BEGIN

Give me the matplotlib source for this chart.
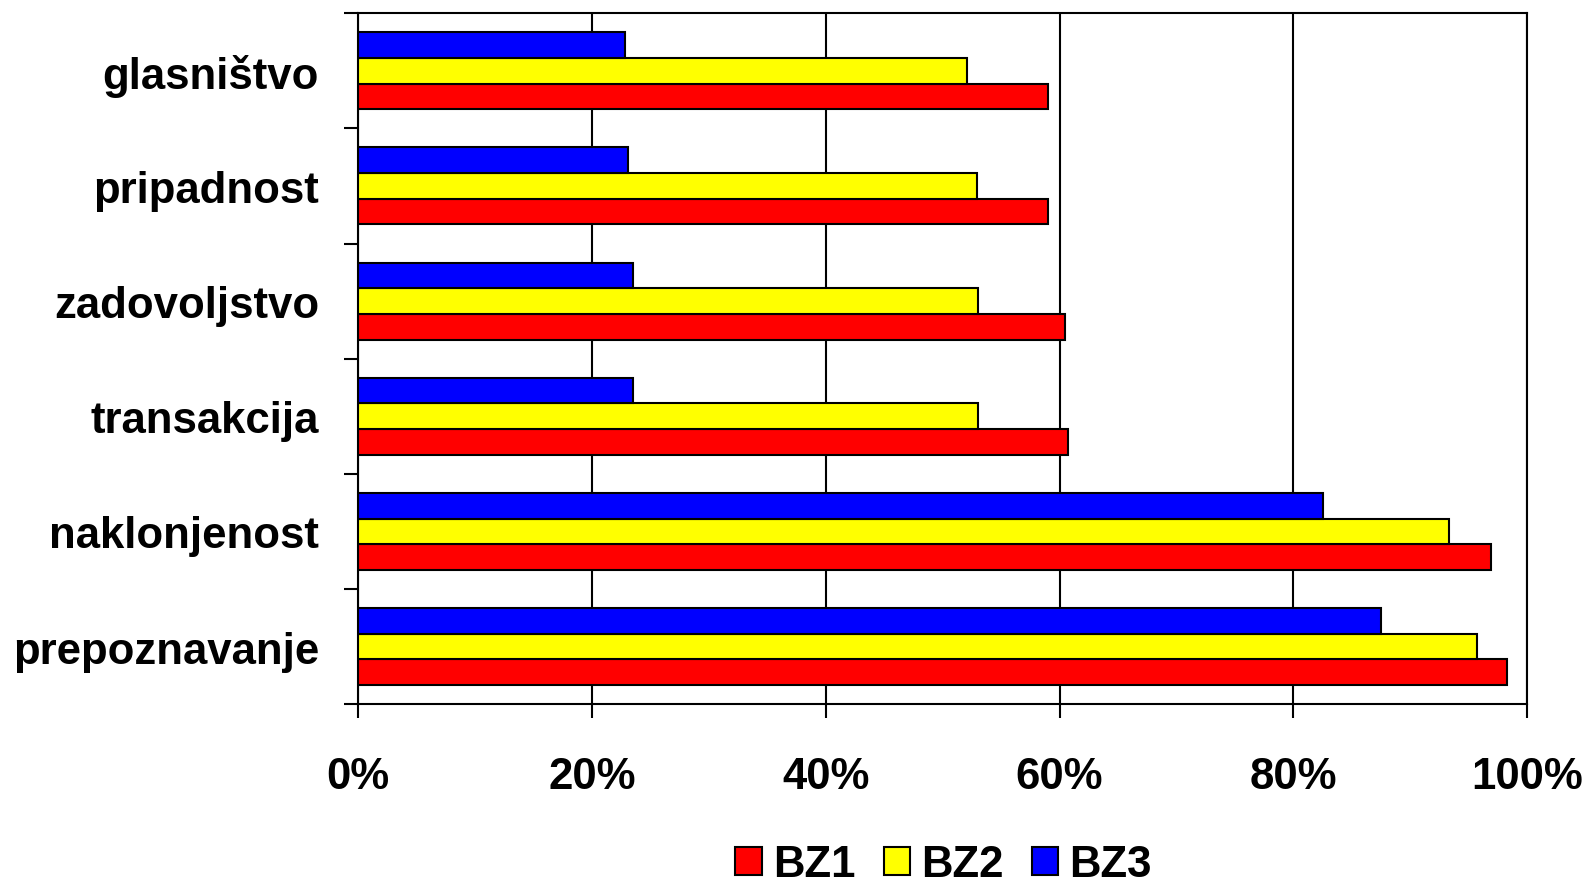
import matplotlib
matplotlib.use("Agg")
import matplotlib.pyplot as plt
import numpy as np
from matplotlib.ticker import FuncFormatter, FixedLocator

categories = ["prepoznavanje", "naklonjenost", "transakcija",
              "zadovoljstvo", "pripadnost", "glasništvo"]
series_names = ["BZ1", "BZ2", "BZ3"]
bz1 = [98.3, 96.9, 60.7, 60.5, 59.0, 59.0]
bz2 = [95.7, 93.3, 53.0, 53.0, 52.9, 52.1]
bz3 = [87.5, 82.5, 23.5, 23.5, 23.1, 22.8]
colors = ["#ff0000", "#ffff00", "#0000ff"]
x_ticks = [0, 20, 40, 60, 80, 100]

plt.rcParams["font.family"] = ["Liberation Sans", "DejaVu Sans"]
plt.rcParams["font.weight"] = "bold"

fig = plt.figure(figsize=(15.91, 8.87), dpi=100)
ax = fig.add_axes([0.225, 0.205, 0.735, 0.779])

y = np.arange(len(categories))
h = 0.223
offsets = [-h, 0, h]
for vals, off, col, name in zip([bz1, bz2, bz3], offsets, colors, series_names):
    ax.barh(y + off, vals, height=h, color=col, edgecolor="black",
            linewidth=1.5, label=name, zorder=3)

ax.set_xlim(0, 100)
ax.set_ylim(-0.5, len(categories) - 0.5)
ax.set_xticks(x_ticks)
ax.xaxis.set_major_formatter(FuncFormatter(lambda v, p: f"{int(v)}%"))
ax.set_yticks(y)
ax.set_yticklabels(categories)
ax.yaxis.set_minor_locator(FixedLocator(np.arange(-0.5, len(categories), 1.0)))
ax.tick_params(axis="y", which="major", length=0, pad=28, labelsize=31.5)
ax.tick_params(axis="y", which="minor", length=10, width=1.5, direction="out")
ax.tick_params(axis="x", length=10, width=1.5, direction="out", pad=27, labelsize=31.5)
for lab in ax.get_xticklabels() + ax.get_yticklabels():
    lab.set_fontweight("bold")

ax.grid(axis="x", color="black", linewidth=1.5, zorder=1)
for s in ax.spines.values():
    s.set_linewidth(1.5)
    s.set_color("black")

leg = fig.legend(loc="center", bbox_to_anchor=(0.593, 0.024), ncol=3, frameon=False,
                 prop={"size": 31.5, "weight": "bold"}, handlelength=0.6,
                 handleheight=0.6, handletextpad=0.25, columnspacing=0.65,
                 borderpad=0.0)

fig.savefig("out.png", dpi=100)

END

* TASK DESCRIPTION
Leave out the pictures and give the listing above again exactly.

* OUTPUT FOR THIS TASK
Give me the matplotlib source for this chart.
import matplotlib
matplotlib.use("Agg")
import matplotlib.pyplot as plt
import numpy as np
from matplotlib.ticker import FuncFormatter, FixedLocator

categories = ["prepoznavanje", "naklonjenost", "transakcija",
              "zadovoljstvo", "pripadnost", "glasništvo"]
series_names = ["BZ1", "BZ2", "BZ3"]
bz1 = [98.3, 96.9, 60.7, 60.5, 59.0, 59.0]
bz2 = [95.7, 93.3, 53.0, 53.0, 52.9, 52.1]
bz3 = [87.5, 82.5, 23.5, 23.5, 23.1, 22.8]
colors = ["#ff0000", "#ffff00", "#0000ff"]
x_ticks = [0, 20, 40, 60, 80, 100]

plt.rcParams["font.family"] = ["Liberation Sans", "DejaVu Sans"]
plt.rcParams["font.weight"] = "bold"

fig = plt.figure(figsize=(15.91, 8.87), dpi=100)
ax = fig.add_axes([0.225, 0.205, 0.735, 0.779])

y = np.arange(len(categories))
h = 0.223
offsets = [-h, 0, h]
for vals, off, col, name in zip([bz1, bz2, bz3], offsets, colors, series_names):
    ax.barh(y + off, vals, height=h, color=col, edgecolor="black",
            linewidth=1.5, label=name, zorder=3)

ax.set_xlim(0, 100)
ax.set_ylim(-0.5, len(categories) - 0.5)
ax.set_xticks(x_ticks)
ax.xaxis.set_major_formatter(FuncFormatter(lambda v, p: f"{int(v)}%"))
ax.set_yticks(y)
ax.set_yticklabels(categories)
ax.yaxis.set_minor_locator(FixedLocator(np.arange(-0.5, len(categories), 1.0)))
ax.tick_params(axis="y", which="major", length=0, pad=28, labelsize=31.5)
ax.tick_params(axis="y", which="minor", length=10, width=1.5, direction="out")
ax.tick_params(axis="x", length=10, width=1.5, direction="out", pad=27, labelsize=31.5)
for lab in ax.get_xticklabels() + ax.get_yticklabels():
    lab.set_fontweight("bold")

ax.grid(axis="x", color="black", linewidth=1.5, zorder=1)
for s in ax.spines.values():
    s.set_linewidth(1.5)
    s.set_color("black")

leg = fig.legend(loc="center", bbox_to_anchor=(0.593, 0.024), ncol=3, frameon=False,
                 prop={"size": 31.5, "weight": "bold"}, handlelength=0.6,
                 handleheight=0.6, handletextpad=0.25, columnspacing=0.65,
                 borderpad=0.0)

fig.savefig("out.png", dpi=100)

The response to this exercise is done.